Tecnica di gestione preferita è quella del “fatto compiuto”.
Renzi sta imponendo una gestione iper autoritaria del partito e, per
certi versi, anche del governo, ma nessuno osa criticare i suoi atti
neppure a posteriori come se si trattasse della cosa più normale del
mondo. Lui ha stracciato la prassi per la quale la designazione del
candidato alla Presidenza della Repubblica spettava all’assemblea dei
gruppi parlamentari sostituendola con una sua decisione personalissima
da comunicare all’ultimo momento. E il dibattito politico? “E’ solo una
perdita di tempo, la gente vuole decisioni rapide”. Di fatto ha
introdotto una nuova modifica nell’assetto dei poteri senza colpo
ferire.
Altro aspetto del suo modo d’agire è l’estrema flessibilità sino al cinismo più spregiudicato.
Mattarella non era certo il suo candidato preferito, però, con la
prontezza di riflessi che gli appartiene, ha capito che doveva
compattare il partito evitando una candidatura Prodi e Mattarella era la
candidatura buona per tirare dalla sua i bersaniani. Questo significava
buttare a mare Berlusconi? Ed allora? Quale è il problema? Anche
perché, se a parlare di tradimento è uno come Berlusconi non è un gran
danno.
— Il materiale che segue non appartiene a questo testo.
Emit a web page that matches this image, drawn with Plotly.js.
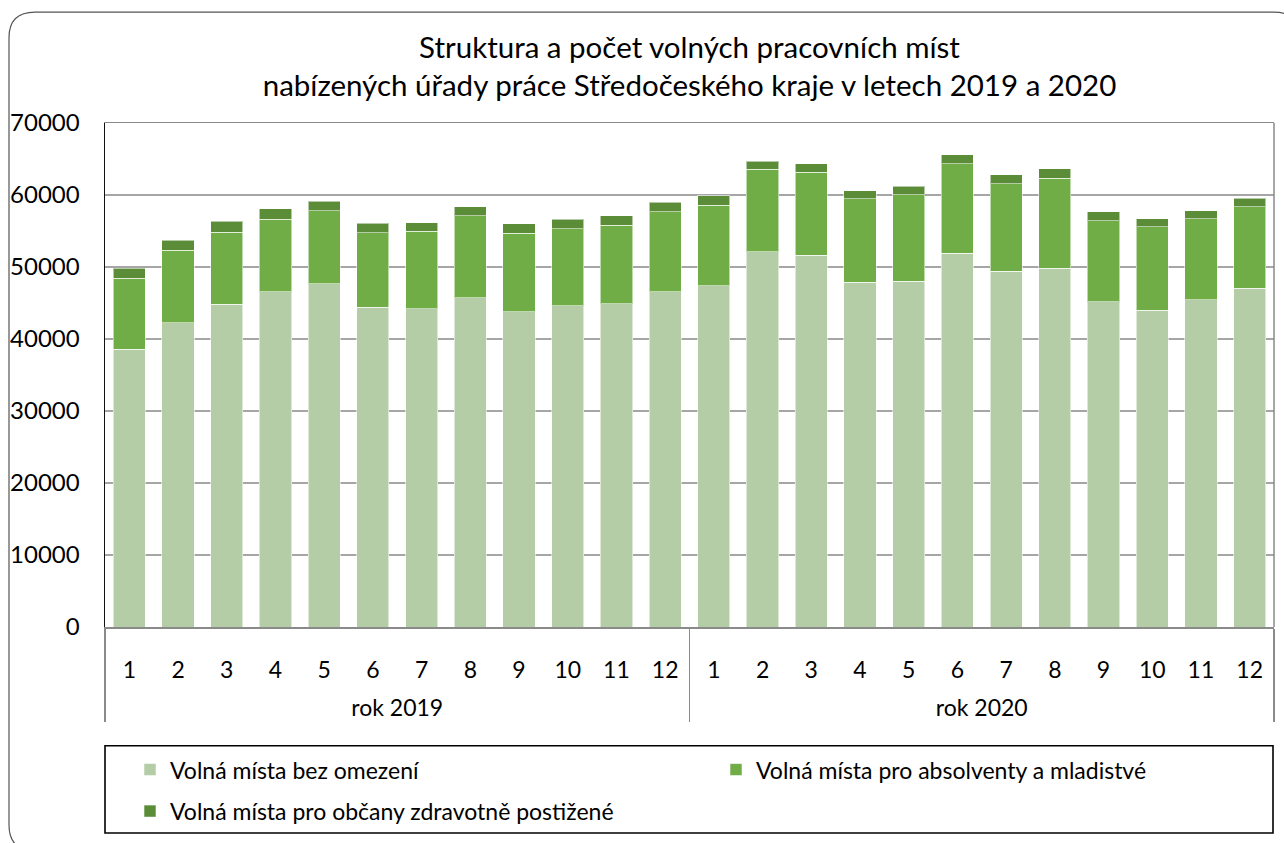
<!DOCTYPE html>
<html>
<head>
<meta charset="utf-8">
<script src="https://cdn.plot.ly/plotly-3.0.1.min.js"></script>
<style>html,body{margin:0;padding:0;background:#fff;}#chart{width:1284px;height:843px;}</style>
</head>
<body>
<div id="chart"></div>
<script>
// ---- data ----
const yearLabels = ['rok 2019','rok 2020'];
const monthLabels = ['1','2','3','4','5','6','7','8','9','10','11','12'];
const seriesNames = ['Volná místa bez omezení','Volná místa pro absolventy a mladistvé','Volná místa pro občany zdravotně postižené'];
const bezOmezeni2019 = [38600,42270,44820,46570,47670,44410,44230,45740,43820,44640,44920,46570];
const bezOmezeni2020 = [47390,52100,51650,47890,48030,51920,49410,49820,45190,43960,45470,47070];
const absolventi2019 = [9850,10070,10030,10030,10160,10360,10710,11400,10850,10670,10850,11080];
const absolventi2020 = [11220,11450,11500,11580,12000,12450,12130,12500,11260,11630,11220,11310];
const postizeni2019 = [1370,1370,1510,1470,1280,1280,1240,1240,1370,1330,1370,1370];
const postizeni2020 = [1320,1150,1190,1150,1190,1240,1240,1330,1190,1100,1150,1150];

// ---- build multicategory x (a blank trailing line under each month label adds room before the year row) ----
const xYears = [], xMonths = [];
yearLabels.forEach(y => monthLabels.forEach(m => {
  xYears.push(y);
  xMonths.push(m + '<br>&nbsp;');
}));
const xCat = [xYears, xMonths];

const colors = ['#b4cda6','#70ad47','#5b8c38'];
const FONT = 'Lato, "Open Sans", sans-serif';

const traces = [
  {y: bezOmezeni2019.concat(bezOmezeni2020), legend: 'legend'},
  {y: absolventi2019.concat(absolventi2020), legend: 'legend2'},
  {y: postizeni2019.concat(postizeni2020), legend: 'legend3'}
].map((t, i) => ({
  type: 'bar',
  x: xCat,
  y: t.y,
  name: seriesNames[i],
  legend: t.legend,
  marker: {color: colors[i], line: {color: 'rgba(255,255,255,0.55)', width: 1}},
  hoverinfo: 'y+name'
}));

// pixel -> paper helpers (plot area: x 105..1274, y 123..632)
const PL = 105, PR = 1274, PT = 123, PB = 632;
const px = v => (v - PL) / (PR - PL);
const py = v => (PB - v) / (PB - PT);

function roundedPath(l, t, r, b, rad) {
  const rx = rad / (PR - PL), ry = rad / (PB - PT);
  const L = px(l), T = py(t), R = px(r), B = py(b);
  return `M${L},${B + ry} L${L},${T - ry} Q${L},${T} ${L + rx},${T} L${R - rx},${T} Q${R},${T} ${R},${T - ry} L${R},${B + ry} Q${R},${B} ${R - rx},${B} L${L + rx},${B} Q${L},${B} ${L},${B + ry} Z`;
}

const legendBase = {
  orientation: 'h', bgcolor: 'rgba(0,0,0,0)', borderwidth: 0,
  font: {family: FONT, size: 23, color: '#000'},
  xanchor: 'left', yanchor: 'middle'
};

const layout = {
  width: 1284, height: 843,
  margin: {l: PL, r: 1284 - PR, t: PT, b: 843 - PB},
  paper_bgcolor: '#fff', plot_bgcolor: '#fff',
  barmode: 'stack', bargap: 0.34,
  title: {
    text: 'Struktura a počet volných pracovních míst<br>nabízených úřady práce Středočeského kraje v letech 2019 a 2020',
    font: {family: FONT, size: 29.5, color: '#000'},
    x: 0.5, xref: 'paper', xanchor: 'center',
    y: 1 - 58 / 843, yref: 'container', yanchor: 'middle'
  },
  xaxis: {
    type: 'multicategory',
    tickfont: {family: FONT, size: 23, color: '#000'},
    showline: true, linecolor: '#8a8a8a', linewidth: 1.5, mirror: true,
    showdividers: true, dividercolor: '#8a8a8a', dividerwidth: 1.5,
    ticks: '', showgrid: false, ticklabelstandoff: 22
  },
  yaxis: {
    range: [0, 70000], dtick: 10000, tick0: 0,
    tickfont: {family: FONT, size: 24, color: '#000'},
    showline: true, linecolor: '#111', linewidth: 1.5,
    gridcolor: '#a6a6a6', gridwidth: 1.5, zeroline: false,
    ticks: '', ticklabelstandoff: 19, tickformat: 'd'
  },
  legend: Object.assign({}, legendBase, {x: px(130), y: py(776)}),
  legend2: Object.assign({}, legendBase, {x: px(716), y: py(776)}),
  legend3: Object.assign({}, legendBase, {x: px(130), y: py(818)}),
  shapes: [
    {type: 'line', xref: 'paper', yref: 'paper', x0: 1, x1: 1, y0: 0, y1: 1, line: {color: '#8a8a8a', width: 1.5}},
    {type: 'rect', xref: 'paper', yref: 'paper', x0: px(105), x1: px(1273), y0: py(752), y1: py(840), line: {color: '#000', width: 1.6}, fillcolor: 'rgba(0,0,0,0)'},
    {type: 'path', xref: 'paper', yref: 'paper', path: roundedPath(9, 11, 1300, 858, 26), line: {color: '#555', width: 1.2}, fillcolor: 'rgba(0,0,0,0)'}
  ],
  showlegend: true
};

Plotly.newPlot('chart', traces, layout, {displayModeBar: false, staticPlot: true});
</script>
</body>
</html>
E’ solo successo che il Cavaliere ha incontrato uno più
“disinvolto” di lui.
Nelle discussioni Renzi non risponde mai
nel merito delle obiezioni o proposte altrui, ma solo con giudizi di
valore negativi su chi le formula: “Gufi”, “Vecchi”, “Rosiconi”, “gente
che rema contro”...
Perché, anche sul piano della comunicazione, il suo punto di forza è proprio la rozzezza, l’arroganza, la maleducazione. Lo stile “tamarro” piace,
dobbiamo farcene una ragione. Così come ha successo la slealtà. Mancare
ai patti è segno di furbizia, buttare a mare alleati e sodali è prova
di senso pratico, il cinismo è intelligenza...
Qualcuno potrà osservare che, in questo
modo, si perde il diritto di guardarsi allo specchio la mattina, ma non
c’è problema: Renzi in casa non ha specchi. E forse non ha nemmeno la
faccia.
Conviene “prendere le misure” a questo
avversario e regolarsi di conseguenza: evitare di sottovalutarlo, ma
anche evitare l’opposto, di valutarlo più di quel che merita. Renzi
resta un giullare, ma un giullare molto pericoloso. Tutto qui.